=== Supplied records ===
----------------

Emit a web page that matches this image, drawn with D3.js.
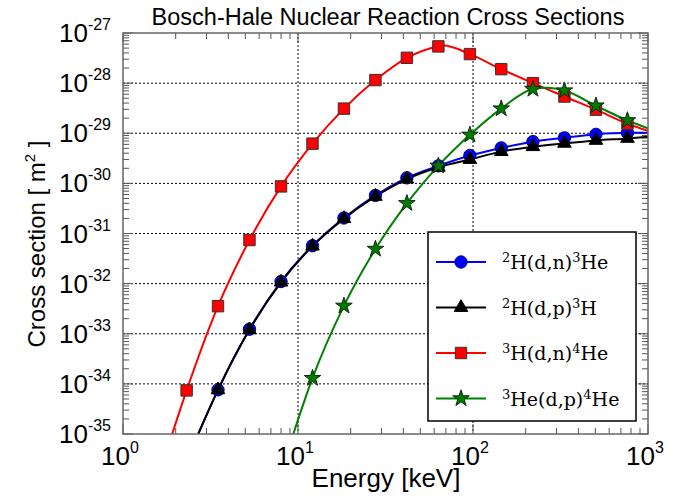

----------------

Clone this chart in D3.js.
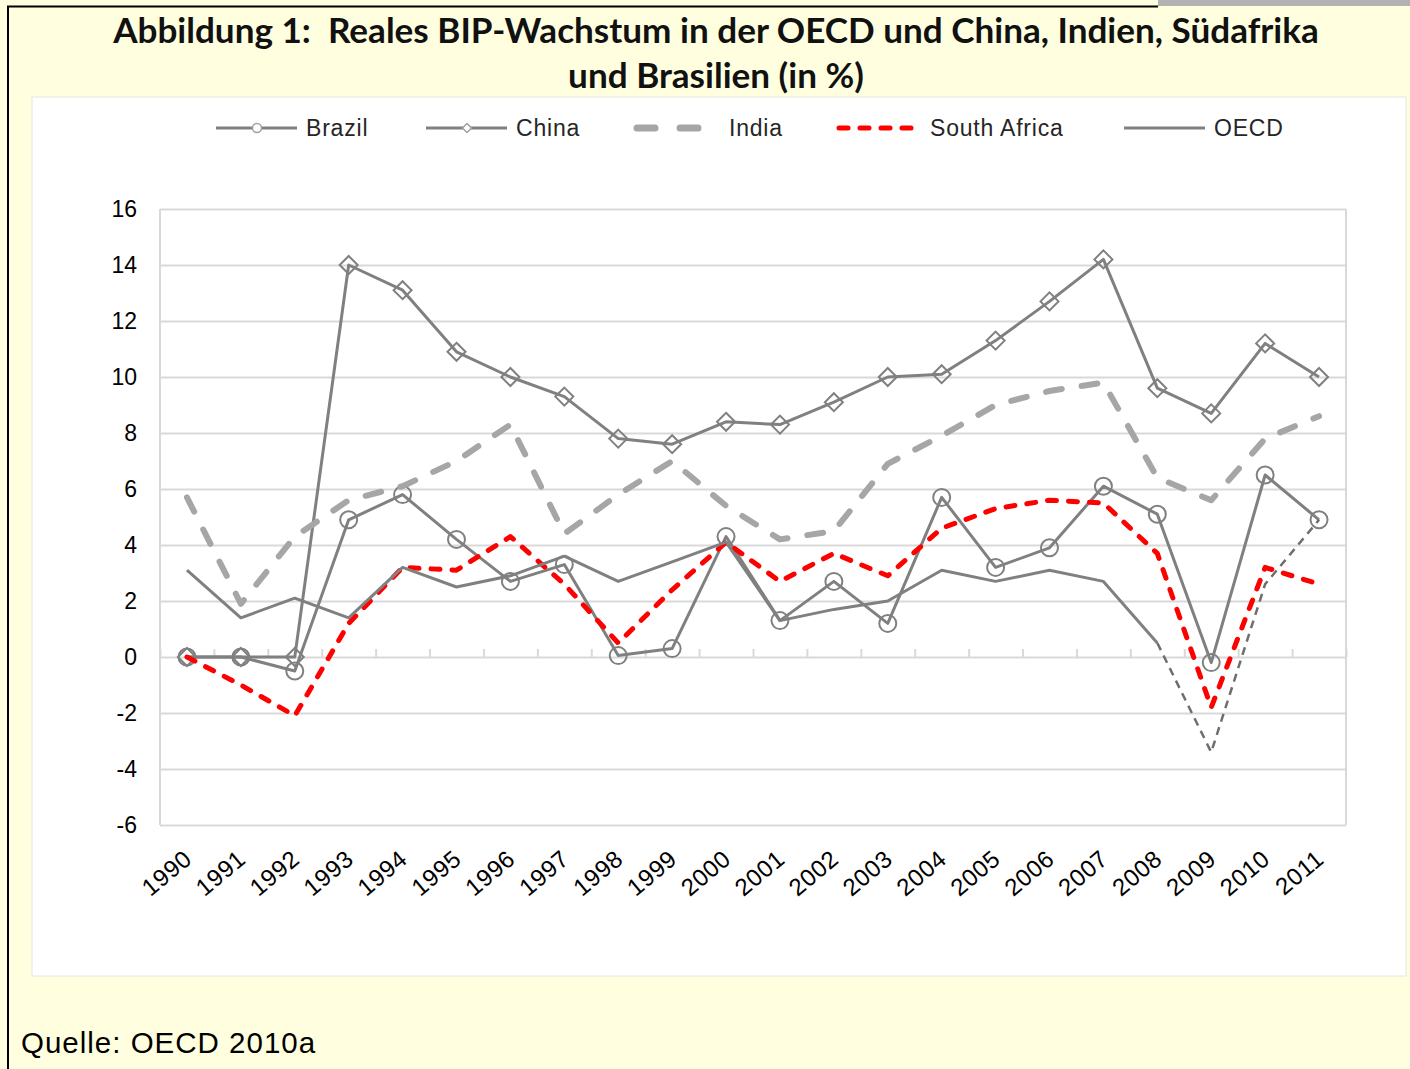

----------------

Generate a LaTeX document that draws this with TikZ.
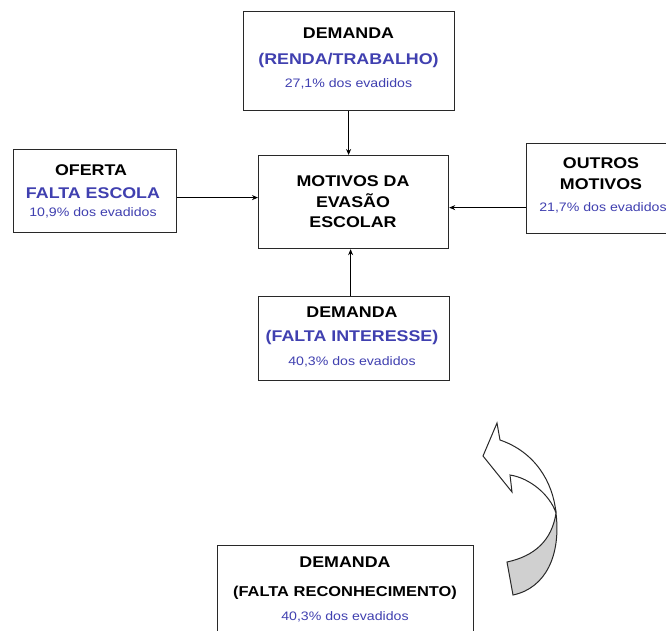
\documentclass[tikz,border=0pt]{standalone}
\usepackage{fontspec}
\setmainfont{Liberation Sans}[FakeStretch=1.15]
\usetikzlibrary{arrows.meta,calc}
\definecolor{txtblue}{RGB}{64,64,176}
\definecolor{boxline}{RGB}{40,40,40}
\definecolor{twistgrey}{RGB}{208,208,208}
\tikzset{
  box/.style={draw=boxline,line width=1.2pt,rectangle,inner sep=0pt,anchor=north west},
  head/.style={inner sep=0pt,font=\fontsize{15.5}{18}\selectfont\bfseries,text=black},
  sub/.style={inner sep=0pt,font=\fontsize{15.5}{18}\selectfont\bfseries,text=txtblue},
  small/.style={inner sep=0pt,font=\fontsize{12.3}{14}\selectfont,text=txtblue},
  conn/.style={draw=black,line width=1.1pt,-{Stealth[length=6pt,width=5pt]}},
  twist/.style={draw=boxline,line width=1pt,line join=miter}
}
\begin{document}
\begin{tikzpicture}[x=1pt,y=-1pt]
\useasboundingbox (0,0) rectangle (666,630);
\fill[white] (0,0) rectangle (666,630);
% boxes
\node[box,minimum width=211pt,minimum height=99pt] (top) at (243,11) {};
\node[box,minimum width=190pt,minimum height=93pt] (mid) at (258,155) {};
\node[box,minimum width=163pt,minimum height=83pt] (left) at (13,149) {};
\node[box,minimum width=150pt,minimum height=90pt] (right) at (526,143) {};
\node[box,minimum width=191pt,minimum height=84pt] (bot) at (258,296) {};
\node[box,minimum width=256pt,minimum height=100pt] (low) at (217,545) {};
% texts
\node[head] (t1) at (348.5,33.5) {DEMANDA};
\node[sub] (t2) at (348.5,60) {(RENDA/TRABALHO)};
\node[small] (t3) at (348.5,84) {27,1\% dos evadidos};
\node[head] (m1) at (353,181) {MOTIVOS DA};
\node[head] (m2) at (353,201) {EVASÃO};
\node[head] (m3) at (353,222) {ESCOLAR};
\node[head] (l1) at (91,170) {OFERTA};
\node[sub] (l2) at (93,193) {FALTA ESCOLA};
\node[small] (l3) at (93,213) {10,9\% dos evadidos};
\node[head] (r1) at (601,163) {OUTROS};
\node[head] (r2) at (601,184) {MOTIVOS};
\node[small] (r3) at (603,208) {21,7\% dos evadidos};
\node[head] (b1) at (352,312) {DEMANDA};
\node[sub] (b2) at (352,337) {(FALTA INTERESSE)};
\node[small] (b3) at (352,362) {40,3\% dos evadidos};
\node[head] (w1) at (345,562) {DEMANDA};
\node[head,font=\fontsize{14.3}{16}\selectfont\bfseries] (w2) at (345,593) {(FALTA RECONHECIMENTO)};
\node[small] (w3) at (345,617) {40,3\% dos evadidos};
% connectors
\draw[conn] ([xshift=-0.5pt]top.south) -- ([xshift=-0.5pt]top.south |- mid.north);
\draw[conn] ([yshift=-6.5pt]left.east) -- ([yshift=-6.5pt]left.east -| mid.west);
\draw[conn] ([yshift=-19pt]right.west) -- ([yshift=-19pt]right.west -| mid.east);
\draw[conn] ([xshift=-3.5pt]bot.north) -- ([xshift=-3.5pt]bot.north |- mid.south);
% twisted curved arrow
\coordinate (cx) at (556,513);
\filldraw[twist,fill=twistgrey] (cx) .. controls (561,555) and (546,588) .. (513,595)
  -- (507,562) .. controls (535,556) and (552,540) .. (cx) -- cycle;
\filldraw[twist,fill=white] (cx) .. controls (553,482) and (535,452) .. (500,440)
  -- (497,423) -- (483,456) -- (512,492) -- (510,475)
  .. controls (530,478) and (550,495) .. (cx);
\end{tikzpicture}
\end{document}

----------------

=== Brief ===
Look through the entries above and list every line containing "with".

=== Solution ===
Emit a web page that matches this image, drawn with D3.js.
Generate a LaTeX document that draws this with TikZ.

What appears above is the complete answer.